Cinematography: J. Roy Hunt
Film Editor: J.R. Whittredge
Written by Norman Houston
Produced by Sid Rogell
Directed by Robert Wise
Seemingly everyone, from Orson Welles to Bart Simpson, has taken a crack at Richard Connell’s short story, The Most Dangerous Game. Along with Welles’ Suspense Theater radio play and Bart’s Treehouse of Horror episode, “Treehouse of the Fattest”, the pulp perennial has fueled a multitude of thrillers from The Outer Limits’ “The Hunt” to 1961’s Bloodlust!, a low-budget pick-up from Crown-International starring the endearing sock-hop cutie June Kenny.
But it is Ernest B. Schoedsack and Irving Pichel’s electric 1932 version that remains the gold standard for this venerable jungle thriller about a mad hunter who prefers his prey to walk on two legs.
An RKO production, it was filmed concurrently with King Kong along with several of the big monkey’s co-stars on board including Fay Wray, Robert Armstrong and Kong-composer Max Steiner. Emboldened by the two-pronged success of Kong and Game, RKO played out its string with a remake of their manhunt thriller in 1945’s A Game of Death, directed by Robert Wise and starring John Loder and Edgar Barrier.
An oddly perfunctory retelling of the 1932 mini-classic, Game follows in its predecessor’s footsteps to a tee… and lacks almost everything that made the first go-round so exciting. Wise, never the most dynamic director, lurches from scene to scene and if you look up “lox” in the dictionary, the frozen mug of John Loder will surely be there to illustrate it.
So it’s up to us to pass the time spotting the interesting details including the re-use of many of the sets from the original film courtesy of art director Carroll Clark and special props from Kong’s Byron L. Crabbe and Marcel Delgado. And even the most casual viewer will spot footage from the ’32 version, including shadowy shots of Fay Wray and Joel McCrea wading through a backlot bog in place of Loder and leading lady Audrey Long.
The bloodthirsty Count Zaroff of the original film is renamed here “Erich Kreiger” and played by Barrier (the third wheel in the romantic triangle of 1943’s Phantom of the Opera).

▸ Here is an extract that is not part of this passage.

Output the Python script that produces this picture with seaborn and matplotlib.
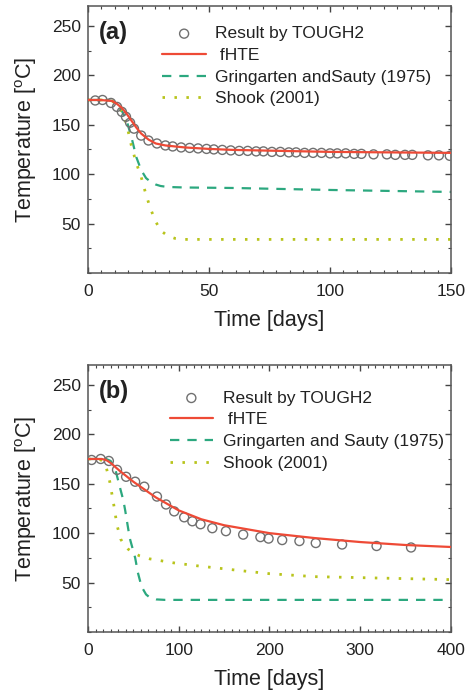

By his side is none other than Noble Johnson, reprising his role of Zaroff’s mute sidekick from the ’32 version. “Noble” was a fitting name for this man who, along with his enduring work as a character actor, founded his own movie studio in 1916, The Lincoln Motion Picture Company, a valiant organization that looked to fill the gulf in films that represented the African-American experience. After all this he is best remembered, with all the baggage that characterization entailed, as the glowering chieftain of Skull Island. A most remarkable man, he died in 1978 at the age of 96.
Kino Lorber’s blu ray of A Game of Death boasts a good to very good picture, with enough clarity that the inserts of footage from the original production really jump. Fans of the film should be very pleased. Extras include an audio Commentary from film historian Richard Harland Smith and a selection of trailers from The Quatermass Xperiment, The Earth Dies Screaming, 99 River Street and No Highway in the Sky.